Write the material out again in full, word for word. Do not include the pictures.

__________

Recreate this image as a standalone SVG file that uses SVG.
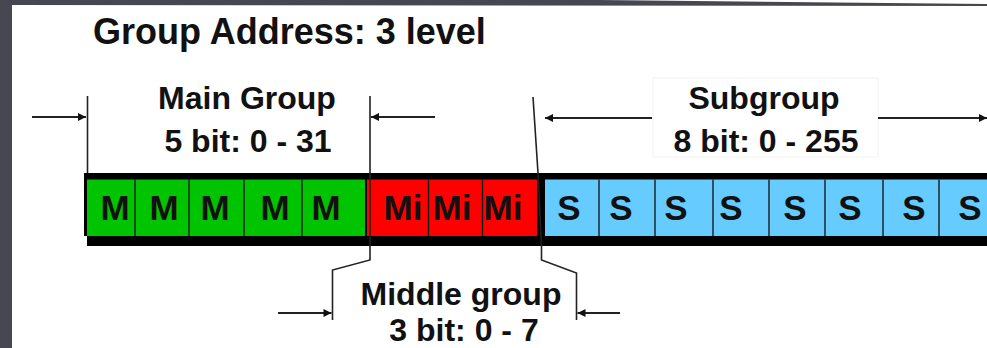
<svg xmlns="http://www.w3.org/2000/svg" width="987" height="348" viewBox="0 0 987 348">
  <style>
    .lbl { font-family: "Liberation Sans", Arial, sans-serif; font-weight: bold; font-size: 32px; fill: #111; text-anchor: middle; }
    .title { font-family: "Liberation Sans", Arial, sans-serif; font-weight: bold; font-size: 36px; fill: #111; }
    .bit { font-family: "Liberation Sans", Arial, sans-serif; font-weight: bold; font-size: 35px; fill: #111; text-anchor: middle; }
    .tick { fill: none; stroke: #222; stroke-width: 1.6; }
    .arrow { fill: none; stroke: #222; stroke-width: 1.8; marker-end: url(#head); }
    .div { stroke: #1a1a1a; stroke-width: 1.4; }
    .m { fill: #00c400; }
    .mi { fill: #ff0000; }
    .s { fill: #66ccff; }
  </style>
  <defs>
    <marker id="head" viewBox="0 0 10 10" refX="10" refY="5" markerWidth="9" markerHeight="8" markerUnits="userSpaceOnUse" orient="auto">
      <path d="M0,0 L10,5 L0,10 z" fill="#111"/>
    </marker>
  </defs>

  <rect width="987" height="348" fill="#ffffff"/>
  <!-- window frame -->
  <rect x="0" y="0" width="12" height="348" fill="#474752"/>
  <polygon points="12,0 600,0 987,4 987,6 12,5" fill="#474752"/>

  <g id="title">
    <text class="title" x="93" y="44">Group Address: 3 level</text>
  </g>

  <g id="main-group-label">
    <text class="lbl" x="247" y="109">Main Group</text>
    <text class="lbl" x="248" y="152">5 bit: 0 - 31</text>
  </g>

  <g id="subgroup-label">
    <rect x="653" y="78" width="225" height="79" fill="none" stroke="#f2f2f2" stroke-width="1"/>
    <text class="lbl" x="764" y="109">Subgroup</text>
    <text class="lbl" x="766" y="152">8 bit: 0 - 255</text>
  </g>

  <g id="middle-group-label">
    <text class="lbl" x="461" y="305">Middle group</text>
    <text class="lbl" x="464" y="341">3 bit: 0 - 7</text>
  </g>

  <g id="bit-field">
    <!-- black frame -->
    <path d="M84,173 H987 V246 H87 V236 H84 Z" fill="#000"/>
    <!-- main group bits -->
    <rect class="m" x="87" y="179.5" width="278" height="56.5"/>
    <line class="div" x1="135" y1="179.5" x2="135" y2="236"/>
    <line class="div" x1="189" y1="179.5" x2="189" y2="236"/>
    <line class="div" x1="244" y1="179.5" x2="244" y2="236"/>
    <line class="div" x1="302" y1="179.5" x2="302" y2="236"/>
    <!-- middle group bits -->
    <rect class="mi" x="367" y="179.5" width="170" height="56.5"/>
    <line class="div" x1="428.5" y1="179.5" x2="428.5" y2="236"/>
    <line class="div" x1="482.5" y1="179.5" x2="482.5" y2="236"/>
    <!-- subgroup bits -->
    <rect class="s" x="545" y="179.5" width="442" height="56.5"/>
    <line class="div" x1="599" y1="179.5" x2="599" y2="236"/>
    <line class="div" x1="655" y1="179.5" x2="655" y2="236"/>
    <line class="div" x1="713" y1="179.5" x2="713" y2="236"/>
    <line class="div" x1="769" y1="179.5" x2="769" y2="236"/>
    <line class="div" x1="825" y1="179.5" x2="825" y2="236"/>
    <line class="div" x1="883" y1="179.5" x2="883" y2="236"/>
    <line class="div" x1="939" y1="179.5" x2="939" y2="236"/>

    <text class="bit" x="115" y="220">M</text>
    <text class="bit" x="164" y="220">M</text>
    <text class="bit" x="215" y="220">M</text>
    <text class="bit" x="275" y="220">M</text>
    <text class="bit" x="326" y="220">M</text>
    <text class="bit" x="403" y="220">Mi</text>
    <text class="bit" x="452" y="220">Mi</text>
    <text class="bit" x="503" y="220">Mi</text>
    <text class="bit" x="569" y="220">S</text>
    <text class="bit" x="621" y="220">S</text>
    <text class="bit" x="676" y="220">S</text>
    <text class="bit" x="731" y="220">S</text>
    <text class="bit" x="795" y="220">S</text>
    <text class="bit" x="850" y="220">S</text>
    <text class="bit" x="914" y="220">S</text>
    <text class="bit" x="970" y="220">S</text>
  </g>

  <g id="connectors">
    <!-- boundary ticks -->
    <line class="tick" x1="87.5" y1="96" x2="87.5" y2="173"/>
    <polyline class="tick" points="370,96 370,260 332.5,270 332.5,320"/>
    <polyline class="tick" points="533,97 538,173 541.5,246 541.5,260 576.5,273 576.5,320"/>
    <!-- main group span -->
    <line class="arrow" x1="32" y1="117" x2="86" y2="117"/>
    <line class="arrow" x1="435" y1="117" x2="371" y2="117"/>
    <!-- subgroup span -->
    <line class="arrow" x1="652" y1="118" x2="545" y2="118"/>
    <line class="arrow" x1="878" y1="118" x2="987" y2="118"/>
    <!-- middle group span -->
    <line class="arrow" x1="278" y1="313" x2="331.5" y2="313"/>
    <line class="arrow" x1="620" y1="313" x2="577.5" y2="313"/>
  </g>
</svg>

__________

SOLUTION BELOW:
Recreate this image as a standalone SVG file that uses SVG.
<svg xmlns="http://www.w3.org/2000/svg" width="987" height="348" viewBox="0 0 987 348">
  <style>
    .lbl { font-family: "Liberation Sans", Arial, sans-serif; font-weight: bold; font-size: 32px; fill: #111; text-anchor: middle; }
    .title { font-family: "Liberation Sans", Arial, sans-serif; font-weight: bold; font-size: 36px; fill: #111; }
    .bit { font-family: "Liberation Sans", Arial, sans-serif; font-weight: bold; font-size: 35px; fill: #111; text-anchor: middle; }
    .tick { fill: none; stroke: #222; stroke-width: 1.6; }
    .arrow { fill: none; stroke: #222; stroke-width: 1.8; marker-end: url(#head); }
    .div { stroke: #1a1a1a; stroke-width: 1.4; }
    .m { fill: #00c400; }
    .mi { fill: #ff0000; }
    .s { fill: #66ccff; }
  </style>
  <defs>
    <marker id="head" viewBox="0 0 10 10" refX="10" refY="5" markerWidth="9" markerHeight="8" markerUnits="userSpaceOnUse" orient="auto">
      <path d="M0,0 L10,5 L0,10 z" fill="#111"/>
    </marker>
  </defs>

  <rect width="987" height="348" fill="#ffffff"/>
  <!-- window frame -->
  <rect x="0" y="0" width="12" height="348" fill="#474752"/>
  <polygon points="12,0 600,0 987,4 987,6 12,5" fill="#474752"/>

  <g id="title">
    <text class="title" x="93" y="44">Group Address: 3 level</text>
  </g>

  <g id="main-group-label">
    <text class="lbl" x="247" y="109">Main Group</text>
    <text class="lbl" x="248" y="152">5 bit: 0 - 31</text>
  </g>

  <g id="subgroup-label">
    <rect x="653" y="78" width="225" height="79" fill="none" stroke="#f2f2f2" stroke-width="1"/>
    <text class="lbl" x="764" y="109">Subgroup</text>
    <text class="lbl" x="766" y="152">8 bit: 0 - 255</text>
  </g>

  <g id="middle-group-label">
    <text class="lbl" x="461" y="305">Middle group</text>
    <text class="lbl" x="464" y="341">3 bit: 0 - 7</text>
  </g>

  <g id="bit-field">
    <!-- black frame -->
    <path d="M84,173 H987 V246 H87 V236 H84 Z" fill="#000"/>
    <!-- main group bits -->
    <rect class="m" x="87" y="179.5" width="278" height="56.5"/>
    <line class="div" x1="135" y1="179.5" x2="135" y2="236"/>
    <line class="div" x1="189" y1="179.5" x2="189" y2="236"/>
    <line class="div" x1="244" y1="179.5" x2="244" y2="236"/>
    <line class="div" x1="302" y1="179.5" x2="302" y2="236"/>
    <!-- middle group bits -->
    <rect class="mi" x="367" y="179.5" width="170" height="56.5"/>
    <line class="div" x1="428.5" y1="179.5" x2="428.5" y2="236"/>
    <line class="div" x1="482.5" y1="179.5" x2="482.5" y2="236"/>
    <!-- subgroup bits -->
    <rect class="s" x="545" y="179.5" width="442" height="56.5"/>
    <line class="div" x1="599" y1="179.5" x2="599" y2="236"/>
    <line class="div" x1="655" y1="179.5" x2="655" y2="236"/>
    <line class="div" x1="713" y1="179.5" x2="713" y2="236"/>
    <line class="div" x1="769" y1="179.5" x2="769" y2="236"/>
    <line class="div" x1="825" y1="179.5" x2="825" y2="236"/>
    <line class="div" x1="883" y1="179.5" x2="883" y2="236"/>
    <line class="div" x1="939" y1="179.5" x2="939" y2="236"/>

    <text class="bit" x="115" y="220">M</text>
    <text class="bit" x="164" y="220">M</text>
    <text class="bit" x="215" y="220">M</text>
    <text class="bit" x="275" y="220">M</text>
    <text class="bit" x="326" y="220">M</text>
    <text class="bit" x="403" y="220">Mi</text>
    <text class="bit" x="452" y="220">Mi</text>
    <text class="bit" x="503" y="220">Mi</text>
    <text class="bit" x="569" y="220">S</text>
    <text class="bit" x="621" y="220">S</text>
    <text class="bit" x="676" y="220">S</text>
    <text class="bit" x="731" y="220">S</text>
    <text class="bit" x="795" y="220">S</text>
    <text class="bit" x="850" y="220">S</text>
    <text class="bit" x="914" y="220">S</text>
    <text class="bit" x="970" y="220">S</text>
  </g>

  <g id="connectors">
    <!-- boundary ticks -->
    <line class="tick" x1="87.5" y1="96" x2="87.5" y2="173"/>
    <polyline class="tick" points="370,96 370,260 332.5,270 332.5,320"/>
    <polyline class="tick" points="533,97 538,173 541.5,246 541.5,260 576.5,273 576.5,320"/>
    <!-- main group span -->
    <line class="arrow" x1="32" y1="117" x2="86" y2="117"/>
    <line class="arrow" x1="435" y1="117" x2="371" y2="117"/>
    <!-- subgroup span -->
    <line class="arrow" x1="652" y1="118" x2="545" y2="118"/>
    <line class="arrow" x1="878" y1="118" x2="987" y2="118"/>
    <!-- middle group span -->
    <line class="arrow" x1="278" y1="313" x2="331.5" y2="313"/>
    <line class="arrow" x1="620" y1="313" x2="577.5" y2="313"/>
  </g>
</svg>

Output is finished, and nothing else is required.